The benefits are regular and transparent price reporting. Certainly, in the United States, processors have to report on a daily basis – or sometimes more often than a daily basis – prices both for livestock and for beef. So it adds to the market's knowledge on price discovery. On the other side of the ledger, of course, it adds to red tape. It adds to costs. I think the price reporting mechanisms in the United States run into the tens of millions of dollars. MLA currently seeks information on prices on a voluntary basis. So we do report livestock prices. We do report meat prices. But we ring up processors and ask them to voluntarily supply that information. We do that for about $2 million a year – a fraction of the cost of the US mandatory price reporting and other price reporting activities. I think it is a matter of weighing up that increased transparency against the additional costs and the additional red tape involved.[45]

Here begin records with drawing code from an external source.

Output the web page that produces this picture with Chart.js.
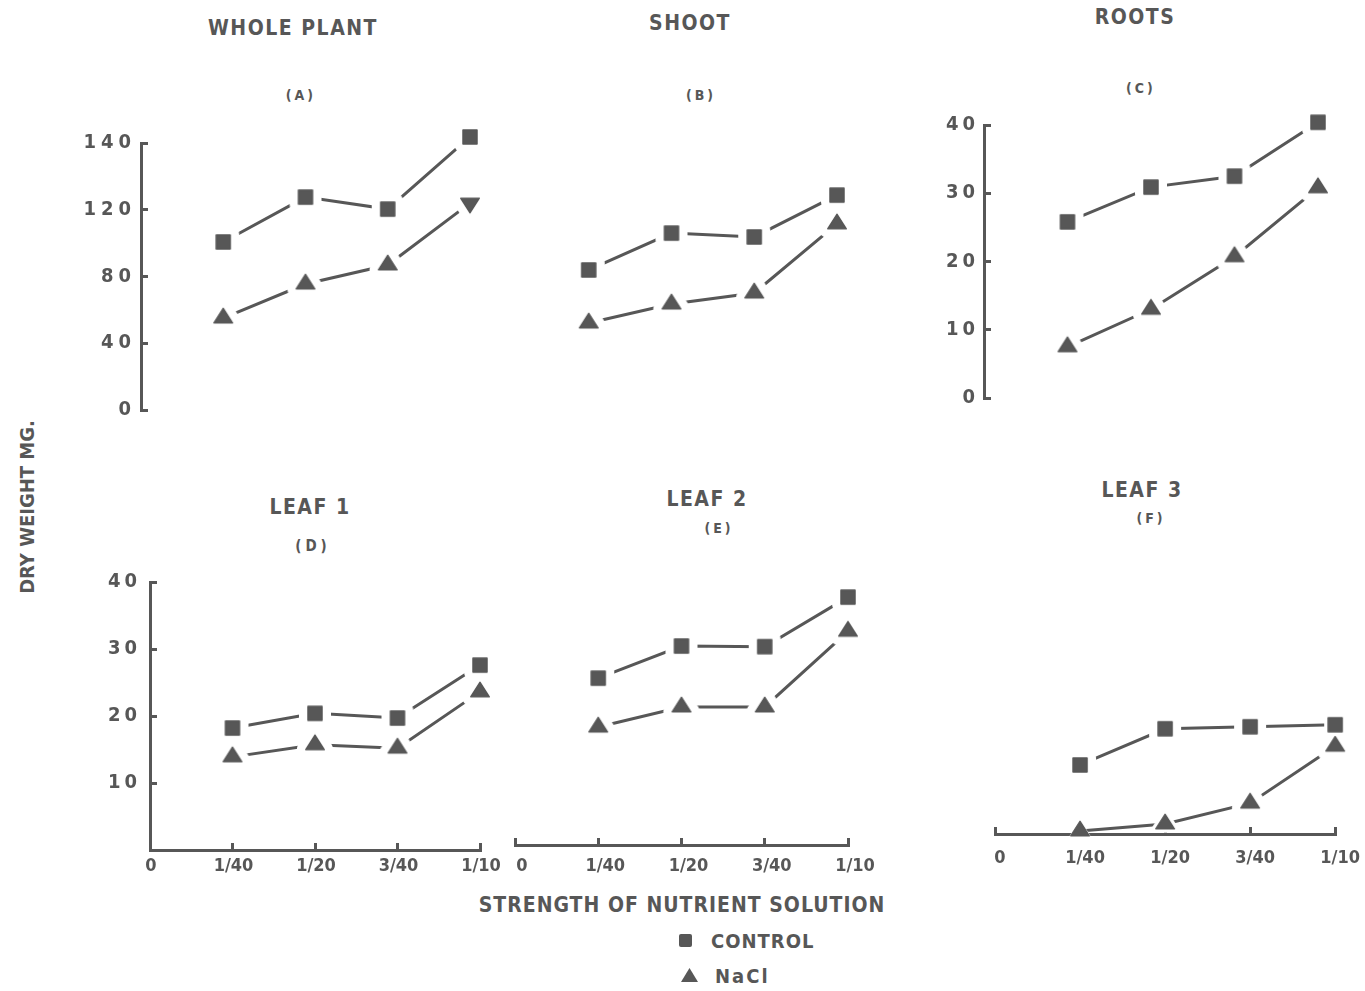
<!DOCTYPE html>
<html><head><meta charset="utf-8">
<script src="https://cdn.jsdelivr.net/npm/chart.js@4/dist/chart.umd.min.js"></script>
<style>
html,body{margin:0;padding:0;background:#fff;}
body{width:1365px;height:991px;position:relative;overflow:hidden;font-family:'Liberation Sans Narrow','DejaVu Sans Condensed',sans-serif;color:#575757;font-weight:bold;}
canvas{position:absolute;}
.t{position:absolute;transform:translate(-50%,-50%);white-space:nowrap;line-height:1;}
.big{font-size:21px;letter-spacing:1.5px;}
.sm{font-size:14px;letter-spacing:3px;}
</style></head><body>
<div class="t big" style="left:293px;top:28px">WHOLE PLANT</div>
<div class="t sm" style="left:301px;top:95px">(A)</div>
<div class="t big" style="left:690px;top:23px">SHOOT</div>
<div class="t sm" style="left:701px;top:95px">(B)</div>
<div class="t big" style="left:1135px;top:17px">ROOTS</div>
<div class="t sm" style="left:1141px;top:88px">(C)</div>
<div class="t big" style="left:310px;top:507px">LEAF 1</div>
<div class="t sm" style="left:313px;top:546px;font-size:15px;letter-spacing:4px">(D)</div>
<div class="t big" style="left:707px;top:499px">LEAF 2</div>
<div class="t sm" style="left:719px;top:528px">(E)</div>
<div class="t big" style="left:1142px;top:490px">LEAF 3</div>
<div class="t sm" style="left:1151px;top:518px">(F)</div>
<div class="t" style="left:27px;top:507px;font-size:20px;transform:translate(-50%,-50%) rotate(-90deg)">DRY WEIGHT MG.</div>
<div class="t" style="left:682px;top:905px;font-size:21px;letter-spacing:1px">STRENGTH OF NUTRIENT SOLUTION</div>
<div style="position:absolute;left:679px;top:934px;width:13px;height:13px;background:#575757;border-radius:2px"></div>
<div class="t" style="left:711px;top:941px;transform:translate(0,-50%);font-size:20px;letter-spacing:1px">CONTROL</div>
<div style="position:absolute;left:681px;top:968px;width:17px;height:14px;background:#575757;clip-path:polygon(50% 0,100% 100%,0 100%)"></div>
<div class="t" style="left:715px;top:976px;transform:translate(0,-50%);font-size:20px;letter-spacing:2px">NaCl</div>
<script>
// ---- data ----
const strengthLabels = ['0', '1/40', '1/20', '3/40', '1/10'];
const wholeTicks = [0, 40, 80, 120, 140];
const rootsTicks = [0, 10, 20, 30, 40];
const leafTicks = [10, 20, 30, 40];
const wholeControl = [100.7, 123.8, 120.2, 141.8];
const wholeNaCl = [55.1, 75.5, 86.9, 122.0];
const shootControl = [83.9, 106.0, 103.7, 124.4];
const shootNaCl = [52.1, 63.5, 70.1, 111.5];
const rootsControl = [25.8, 30.9, 32.5, 40.4];
const rootsNaCl = [7.5, 13.0, 20.7, 30.8];
const leaf1Control = [18.2, 20.4, 19.7, 27.6];
const leaf1NaCl = [13.9, 15.7, 15.2, 23.6];
const leaf2Control = [24.9, 29.7, 29.6, 37.0];
const leaf2NaCl = [17.6, 20.6, 20.6, 31.9];
const leaf3Control = [10.3, 15.7, 16.0, 16.3];
const leaf3NaCl = [0.45, 1.5, 4.6, 13.1];

// ---- style ----
const INK = '#575757';
const HALO = '#ffffff';
const FONT = "'Liberation Sans Narrow','DejaVu Sans Condensed',sans-serif";
Chart.defaults.font.family = FONT;
Chart.defaults.font.weight = 'bold';
Chart.defaults.font.size = 20;
Chart.defaults.color = INK;

function markerCanvas(kind, halo) {
  const S = 52, c = document.createElement('canvas');
  c.width = S; c.height = S;
  const g = c.getContext('2d'), cx = S / 2, cy = S / 2;
  g.beginPath();
  if (kind === 'square') {
    const hs = 7;
    g.rect(cx - hs, cy - hs, 2 * hs, 2 * hs);
  } else {
    const W = 18.5, H = 14.5, dir = kind === 'down' ? -1 : 1;
    g.moveTo(cx, cy - dir * 2 * H / 3);
    g.lineTo(cx + W / 2, cy + dir * H / 3);
    g.lineTo(cx - W / 2, cy + dir * H / 3);
    g.closePath();
  }
  if (halo) { g.strokeStyle = HALO; g.lineWidth = 2 * halo; g.lineJoin = 'round'; g.stroke(); }
  g.fillStyle = INK; g.fill();
  g.strokeStyle = INK; g.lineWidth = 1.5; g.lineJoin = 'round'; g.stroke();
  return c;
}
const SQ = markerCanvas('square', 9);
const SQ_TIGHT = markerCanvas('square', 4);
const TRI = markerCanvas('tri', 9);
const TRI_LOW = markerCanvas('tri', 4);
const TRI_DOWN = markerCanvas('down', 9);
const TRI_BARE = markerCanvas('tri', 1);

function makeYScale(id, breaks, tickVals, spacing) {
  const n = breaks.length - 1;
  class S extends Chart.LinearScale {
    buildTicks() { return tickVals.map(v => ({ value: v })); }
    getPixelForValue(value) {
      let i = 0;
      while (i < n - 1 && value > breaks[i + 1]) i++;
      const dec = (i + (value - breaks[i]) / (breaks[i + 1] - breaks[i])) / n;
      return this.getPixelForDecimal(dec);
    }
    getValueForPixel(pixel) {
      const d = this.getDecimalForPixel(pixel) * n;
      const i = Math.min(Math.max(Math.floor(d), 0), n - 1);
      return breaks[i] + (d - i) * (breaks[i + 1] - breaks[i]);
    }
    drawLabels(area) {
      const ctx = this.ctx;
      ctx.save();
      try { ctx.letterSpacing = spacing + 'px'; } catch (e) {}
      super.drawLabels(area);
      ctx.restore();
    }
  }
  S.id = id;
  S.defaults = Chart.LinearScale.defaults;
  Chart.register(S);
  return id;
}

const PAD = { l: 90, r: 40, t: 30, b: 50 };
const YW = 80, XH = 40;

const panels = [
  { key: 'A', area: { l: 141, r: 470, t: 143, b: 410 }, breaks: wholeTicks, yTicks: wholeTicks, showY: true, showX: false, ySpacing: 5, yPad: 12,
    control: wholeControl, nacl: wholeNaCl, naclStyles: [TRI, TRI, TRI, TRI, TRI_DOWN] },
  { key: 'B', area: { l: 506, r: 837, t: 143, b: 410 }, breaks: wholeTicks, yTicks: wholeTicks, showY: false, showX: false, ySpacing: 5,
    control: shootControl, nacl: shootNaCl },
  { key: 'C', area: { l: 984, r: 1318, t: 125, b: 398 }, breaks: rootsTicks, yTicks: rootsTicks, showY: true, showX: false, ySpacing: 4, yPad: 12,
    control: rootsControl, nacl: rootsNaCl },
  { key: 'D', area: { l: 150, r: 480, t: 582, b: 850 }, breaks: rootsTicks, yTicks: leafTicks, showY: true, showX: true, ySpacing: 4, yPad: 16, xPad: 13, labelOffset: 1,
    control: leaf1Control, nacl: leaf1NaCl },
  { key: 'E', area: { l: 515, r: 848, t: 577, b: 845 }, breaks: rootsTicks, yTicks: leafTicks, showY: false, showX: true, ySpacing: 4, xPad: 18, labelOffset: 7,
    control: leaf2Control, nacl: leaf2NaCl },
  { key: 'F', area: { l: 995, r: 1336, t: 566, b: 834 }, breaks: rootsTicks, yTicks: leafTicks, showY: false, showX: true, ySpacing: 4, xPad: 21, labelOffset: 5,
    control: leaf3Control, nacl: leaf3NaCl, controlStyles: [SQ, SQ, SQ, SQ, SQ_TIGHT], naclStyles: [TRI, TRI_BARE, TRI_LOW, TRI, TRI] }
];

panels.forEach(p => {
  const a = p.area;
  const w = a.r - a.l + PAD.l + PAD.r, h = a.b - a.t + PAD.t + PAD.b;
  const cv = document.createElement('canvas');
  cv.width = w; cv.height = h;
  cv.style.left = (a.l - PAD.l) + 'px'; cv.style.top = (a.t - PAD.t) + 'px';
  cv.style.width = w + 'px'; cv.style.height = h + 'px';
  document.body.appendChild(cv);
  const yId = makeYScale('y' + p.key, p.breaks, p.yTicks, p.ySpacing);
  const naclStyles = p.naclStyles || [TRI, TRI, TRI, TRI, TRI];
  const controlStyles = p.controlStyles || [SQ, SQ, SQ, SQ, SQ];
  const ds = (label, vals, styleFn) => ({
    label, data: [null].concat(vals), borderColor: INK, backgroundColor: INK, borderWidth: 3,
    tension: 0, fill: false, clip: false, pointRadius: 12, pointHoverRadius: 12, pointBorderWidth: 0,
    pointStyle: styleFn
  });
  const xScale = {
    type: 'category', display: p.showX, offset: false,
    grid: { display: true, drawOnChartArea: false, drawTicks: true, tickLength: -7, color: INK, lineWidth: 3 },
    border: { display: true, color: INK, width: 3 },
    ticks: { autoSkip: false, maxRotation: 0, minRotation: 0, padding: p.xPad || 10, labelOffset: p.labelOffset || 0, color: INK, font: { size: 18, weight: 'bold' } }
  };
  if (p.showX) xScale.afterFit = s => { s.height = XH; };
  const yScale = {
    type: yId, display: p.showY, min: p.breaks[0], max: p.breaks[p.breaks.length - 1],
    grid: { display: true, drawOnChartArea: false, drawTicks: true, tickLength: -7, color: INK, lineWidth: 3 },
    border: { display: true, color: INK, width: 3 },
    ticks: { padding: p.yPad || 12, color: INK, font: { size: 20, weight: 'bold' }, callback: v => String(v) }
  };
  if (p.showY) yScale.afterFit = s => { s.width = YW; };
  new Chart(cv, {
    type: 'line',
    data: {
      labels: strengthLabels,
      datasets: [
        ds('CONTROL', p.control, c => controlStyles[c.dataIndex]),
        ds('NaCl', p.nacl, c => naclStyles[c.dataIndex])
      ]
    },
    options: {
      responsive: false, animation: false, events: [],
      layout: { padding: { left: p.showY ? PAD.l - YW : PAD.l, right: PAD.r, top: PAD.t, bottom: p.showX ? PAD.b - XH : PAD.b } },
      plugins: { legend: { display: false }, tooltip: { enabled: false }, title: { display: false } },
      scales: { x: xScale, y: yScale }
    }
  });
});
</script>
</body></html>
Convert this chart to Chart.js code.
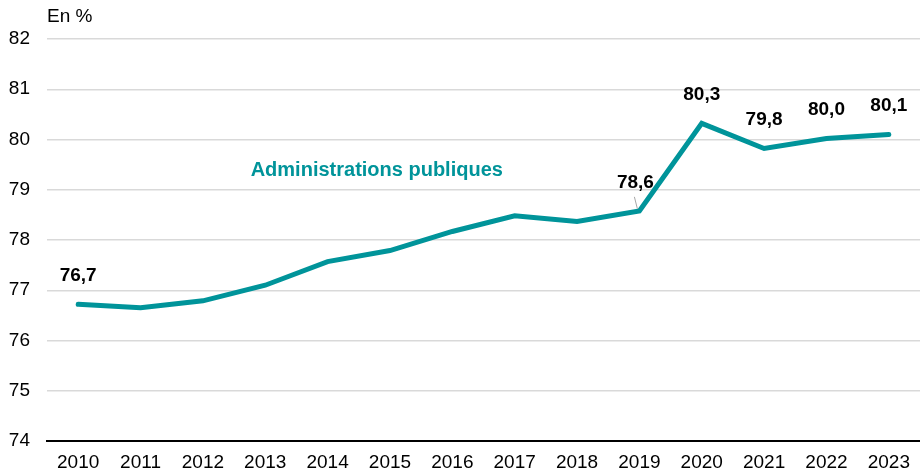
<!DOCTYPE html>
<html>
<head>
<meta charset="utf-8">
<script src="https://cdn.jsdelivr.net/npm/chart.js@4"></script>
<style>
html,body{margin:0;padding:0;background:#fff;}
#wrap{width:920px;height:475px;position:relative;}
</style>
</head>
<body>
<div id="wrap"><canvas id="c" width="920" height="475"></canvas></div>
<script>
const categories = ['2010','2011','2012','2013','2014','2015','2016','2017','2018','2019','2020','2021','2022','2023'];
const values = [76.72, 76.65, 76.79, 77.10, 77.57, 77.79, 78.17, 78.48, 78.37, 78.58, 80.32, 79.82, 80.02, 80.10];
const labelledIndices = [0, 9, 10, 11, 12, 13];
const labelTexts = ['76,7', '78,6', '80,3', '79,8', '80,0', '80,1'];
const yTicks = [74, 75, 76, 77, 78, 79, 80, 81, 82];
const seriesName = 'Administrations publiques';
const unitLabel = 'En %';

const TEAL = '#00949a';
const FONT = '"Liberation Sans", Arial, sans-serif';

const annot = {
  id: 'annot',
  afterDatasetsDraw(chart) {
    const ctx = chart.ctx;
    const xs = chart.scales.x, ys = chart.scales.y;
    ctx.save();
    ctx.font = '19px ' + FONT;
    ctx.fillStyle = '#000';
    ctx.textAlign = 'left';
    ctx.textBaseline = 'middle';
    ctx.fillText(unitLabel, chart.chartArea.left, 17);
    ctx.font = 'bold 19px ' + FONT;
    ctx.textAlign = 'center';
    labelledIndices.forEach((idx, k) => {
      const px = xs.getPixelForValue(idx);
      const py = ys.getPixelForValue(values[idx]);
      let dx = 0, dy = 29;
      if (idx === 9) {
        dx = -4; dy = 28;
        ctx.strokeStyle = '#a6a6a6';
        ctx.lineWidth = 1;
        ctx.beginPath();
        ctx.moveTo(px - 5, py - 14);
        ctx.lineTo(px - 2, py - 2);
        ctx.stroke();
      }
      ctx.fillStyle = '#000';
      ctx.fillText(labelTexts[k], px + dx, py - dy);
    });
    ctx.font = 'bold 20px ' + FONT;
    ctx.fillStyle = TEAL;
    ctx.textAlign = 'center';
    const sx = (xs.getPixelForValue(4) + xs.getPixelForValue(5)) / 2 + 18;
    const sy = ys.getPixelForValue(79.38);
    ctx.fillText(seriesName, sx, sy);
    ctx.restore();
  }
};

new Chart(document.getElementById('c'), {
  type: 'line',
  data: {
    labels: categories,
    datasets: [{
      label: seriesName,
      data: values,
      borderColor: TEAL,
      backgroundColor: TEAL,
      borderWidth: 5,
      pointRadius: 0,
      tension: 0,
      borderJoinStyle: 'miter',
      borderCapStyle: 'round'
    }]
  },
  options: {
    responsive: false,
    animation: false,
    events: [],
    layout: { padding: { top: 39, left: 0, right: 0, bottom: 0 } },
    plugins: { legend: { display: false }, tooltip: { enabled: false }, title: { display: false } },
    scales: {
      x: {
        offset: true,
        grid: { display: false, drawTicks: false },
        border: { display: true, color: '#000', width: 2 },
        ticks: { color: '#000', font: { family: FONT, size: 19 }, padding: 10, maxRotation: 0, autoSkip: false },
        afterFit(s) { s.height = 34; }
      },
      y: {
        min: 74, max: 82,
        afterBuildTicks(s) { s.ticks = yTicks.map(v => ({ value: v })); },
        grid: { color: '#d9d9d9', lineWidth: 1.5, drawTicks: false },
        border: { display: false },
        ticks: { color: '#000', font: { family: FONT, size: 19 }, padding: 17 },
        afterFit(s) { s.width = 47; }
      }
    }
  },
  plugins: [annot]
});
</script>
</body>
</html>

6.40      Considerable evidence to the committee highlighted the lack of transparency in relation to cattle pricing and the need for a level market playing field. In light of factors including the diversity of product coming out of the farm gate, increasing focus on export markets, consolidation of the processing sector and the extent to which there is genuine competition at stockyards, there is little scope for producers to establish a clear line of sight along the supply chain. For a producer, the beef pricing system is opaque.

6.41      The view was put to the committee that same day payment to producers and a legislative mechanism to require disclosure of the farm-to-wholesale as well as wholesale-to-retail prices, could only bolster competitiveness in the livestock market. Supporters of price transparency argued that a system which establishes the true price of the cattle market by requiring transparency in market reporting, underpinned by the prospect of investigation into anti-competitive behaviour, has the potential to shift cattle producers from their current position as price-takers.